Data block:
## Start

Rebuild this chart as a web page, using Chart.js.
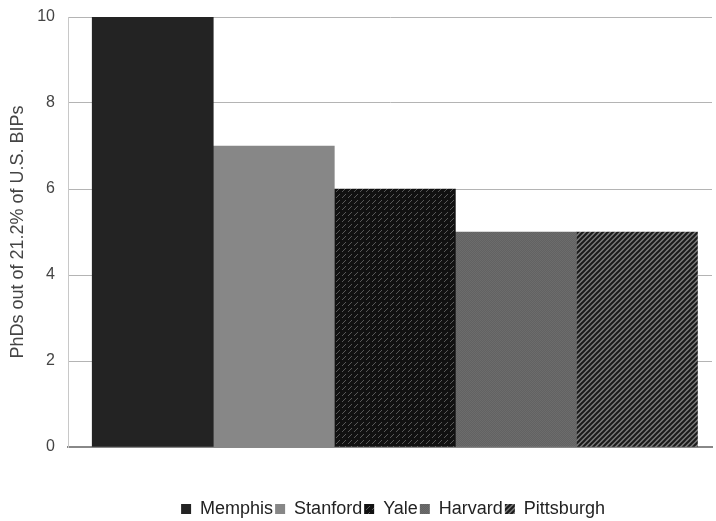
<!DOCTYPE html>
<html>
<head>
<meta charset="utf-8">
<script src="https://cdn.jsdelivr.net/npm/chart.js@4"></script>
<style>
  html, body { margin: 0; padding: 0; background: #fff; }
  #wrap { width: 716px; height: 521px; }
</style>
</head>
<body>
<div id="wrap"><canvas id="canvas" width="716" height="521"></canvas></div>
<script>
// PhDs per school
let schools = ['Memphis', 'Stanford', 'Yale', 'Harvard', 'Pittsburgh'];
let phds = [10, 7, 6, 5, 5];
let yTicks = [0, 2, 4, 6, 8, 10];
let yTitle = 'PhDs out of 21.2% of U.S. BIPs';

// small tiled fills to mimic the print patterns
function tile(size, draw) {
  let c = document.createElement('canvas');
  c.width = size; c.height = size;
  draw(c.getContext('2d'));
  return c.getContext('2d').createPattern(c, 'repeat');
}

let yalePat = tile(6, function (g) {
  g.fillStyle = '#111'; g.fillRect(0, 0, 6, 6);
  g.fillStyle = '#585858';
  g.fillRect(0, 5, 1, 1); g.fillRect(1, 4, 1, 1); g.fillRect(2, 3, 1, 1);
  g.fillRect(3, 2, 1, 1);
});
let harvardPat = tile(2, function (g) {
  g.fillStyle = '#626262'; g.fillRect(0, 0, 2, 2);
  g.fillStyle = '#6c6c6c'; g.fillRect(0, 0, 1, 1); g.fillRect(1, 1, 1, 1);
});
let pittPat = tile(5, function (g) {
  g.fillStyle = '#7a7a7a'; g.fillRect(0, 0, 5, 5);
  g.strokeStyle = '#1a1a1a'; g.lineWidth = 2;
  g.beginPath();
  g.moveTo(-1, 6); g.lineTo(6, -1);
  g.moveTo(-4, 4); g.lineTo(4, -4);
  g.moveTo(1, 9); g.lineTo(9, 1);
  g.stroke();
});

let fills = ['#232323', '#878787', yalePat, harvardPat, pittPat];

// one bar per dataset, side by side on a linear x scale
let datasets = schools.map(function (s, i) {
  return {
    label: s,
    data: [{ x: i, y: phds[i] }],
    backgroundColor: fills[i],
    borderWidth: 0,
    grouped: false,
    barPercentage: 1.0,
    categoryPercentage: 1.0
  };
});

let font = 'Liberation Sans, Arial, sans-serif';

// nudge the legend under the bars like in the original
let legendShift = {
  id: 'legendShift',
  afterLayout: function (chart) {
    let lg = chart.legend;
    lg.left += 35; lg.right += 35;
    lg.top += 7; lg.bottom += 7;
  }
};

let options = {
  type: 'bar',
  data: {
    datasets: datasets
  },
  options: {
    responsive: false,
    animation: false,
    layout: { padding: { left: 4, right: 4, top: 17, bottom: 0 } },
    plugins: {
      title: { display: false },
      tooltip: { enabled: false },
      legend: {
        display: true,
        position: 'bottom',
        labels: {
          boxWidth: 10,
          boxHeight: 10,
          padding: 2,
          color: '#222',
          font: { family: font, size: 18 }
        }
      }
    },
    scales: {
      x: {
        type: 'linear',
        offset: false,
        min: -0.7,
        max: 4.62,
        afterBuildTicks: function (axis) {
          axis.ticks = schools.map(function (s, i) { return { value: i }; });
        },
        grid: { display: false, drawTicks: false },
        border: { display: true, color: '#888', width: 2 },
        ticks: { display: false },
        afterFit: function (axis) { axis.height = 44; }
      },
      y: {
        min: 0,
        max: 10,
        afterBuildTicks: function (axis) {
          axis.ticks = yTicks.map(function (v) { return { value: v }; });
        },
        afterFit: function (axis) {
          axis.width = 64;
          axis.paddingTop = 0;
          axis.paddingBottom = 0;
        },
        grid: { color: '#b4b4b4', lineWidth: 1, drawTicks: false },
        border: { display: true, color: '#c8c8c8' },
        ticks: {
          color: '#444',
          padding: 13,
          font: { family: font, size: 16 }
        },
        title: {
          display: true,
          text: yTitle,
          color: '#444',
          padding: { top: 3, bottom: 4 },
          font: { family: font, size: 18 }
        }
      }
    }
  },
  plugins: [legendShift]
};

let chart = new Chart(document.getElementById('canvas'), options);
</script>
</body>
</html>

## End

Copy out all the data without changing anything, and drop the pictures.

Rebuild this chart as a web page, using Chart.js.
<!DOCTYPE html>
<html>
<head>
<meta charset="utf-8">
<script src="https://cdn.jsdelivr.net/npm/chart.js@4"></script>
<style>
  html, body { margin: 0; padding: 0; background: #fff; }
  #wrap { width: 716px; height: 521px; }
</style>
</head>
<body>
<div id="wrap"><canvas id="canvas" width="716" height="521"></canvas></div>
<script>
// PhDs per school
let schools = ['Memphis', 'Stanford', 'Yale', 'Harvard', 'Pittsburgh'];
let phds = [10, 7, 6, 5, 5];
let yTicks = [0, 2, 4, 6, 8, 10];
let yTitle = 'PhDs out of 21.2% of U.S. BIPs';

// small tiled fills to mimic the print patterns
function tile(size, draw) {
  let c = document.createElement('canvas');
  c.width = size; c.height = size;
  draw(c.getContext('2d'));
  return c.getContext('2d').createPattern(c, 'repeat');
}

let yalePat = tile(6, function (g) {
  g.fillStyle = '#111'; g.fillRect(0, 0, 6, 6);
  g.fillStyle = '#585858';
  g.fillRect(0, 5, 1, 1); g.fillRect(1, 4, 1, 1); g.fillRect(2, 3, 1, 1);
  g.fillRect(3, 2, 1, 1);
});
let harvardPat = tile(2, function (g) {
  g.fillStyle = '#626262'; g.fillRect(0, 0, 2, 2);
  g.fillStyle = '#6c6c6c'; g.fillRect(0, 0, 1, 1); g.fillRect(1, 1, 1, 1);
});
let pittPat = tile(5, function (g) {
  g.fillStyle = '#7a7a7a'; g.fillRect(0, 0, 5, 5);
  g.strokeStyle = '#1a1a1a'; g.lineWidth = 2;
  g.beginPath();
  g.moveTo(-1, 6); g.lineTo(6, -1);
  g.moveTo(-4, 4); g.lineTo(4, -4);
  g.moveTo(1, 9); g.lineTo(9, 1);
  g.stroke();
});

let fills = ['#232323', '#878787', yalePat, harvardPat, pittPat];

// one bar per dataset, side by side on a linear x scale
let datasets = schools.map(function (s, i) {
  return {
    label: s,
    data: [{ x: i, y: phds[i] }],
    backgroundColor: fills[i],
    borderWidth: 0,
    grouped: false,
    barPercentage: 1.0,
    categoryPercentage: 1.0
  };
});

let font = 'Liberation Sans, Arial, sans-serif';

// nudge the legend under the bars like in the original
let legendShift = {
  id: 'legendShift',
  afterLayout: function (chart) {
    let lg = chart.legend;
    lg.left += 35; lg.right += 35;
    lg.top += 7; lg.bottom += 7;
  }
};

let options = {
  type: 'bar',
  data: {
    datasets: datasets
  },
  options: {
    responsive: false,
    animation: false,
    layout: { padding: { left: 4, right: 4, top: 17, bottom: 0 } },
    plugins: {
      title: { display: false },
      tooltip: { enabled: false },
      legend: {
        display: true,
        position: 'bottom',
        labels: {
          boxWidth: 10,
          boxHeight: 10,
          padding: 2,
          color: '#222',
          font: { family: font, size: 18 }
        }
      }
    },
    scales: {
      x: {
        type: 'linear',
        offset: false,
        min: -0.7,
        max: 4.62,
        afterBuildTicks: function (axis) {
          axis.ticks = schools.map(function (s, i) { return { value: i }; });
        },
        grid: { display: false, drawTicks: false },
        border: { display: true, color: '#888', width: 2 },
        ticks: { display: false },
        afterFit: function (axis) { axis.height = 44; }
      },
      y: {
        min: 0,
        max: 10,
        afterBuildTicks: function (axis) {
          axis.ticks = yTicks.map(function (v) { return { value: v }; });
        },
        afterFit: function (axis) {
          axis.width = 64;
          axis.paddingTop = 0;
          axis.paddingBottom = 0;
        },
        grid: { color: '#b4b4b4', lineWidth: 1, drawTicks: false },
        border: { display: true, color: '#c8c8c8' },
        ticks: {
          color: '#444',
          padding: 13,
          font: { family: font, size: 16 }
        },
        title: {
          display: true,
          text: yTitle,
          color: '#444',
          padding: { top: 3, bottom: 4 },
          font: { family: font, size: 18 }
        }
      }
    }
  },
  plugins: [legendShift]
};

let chart = new Chart(document.getElementById('canvas'), options);
</script>
</body>
</html>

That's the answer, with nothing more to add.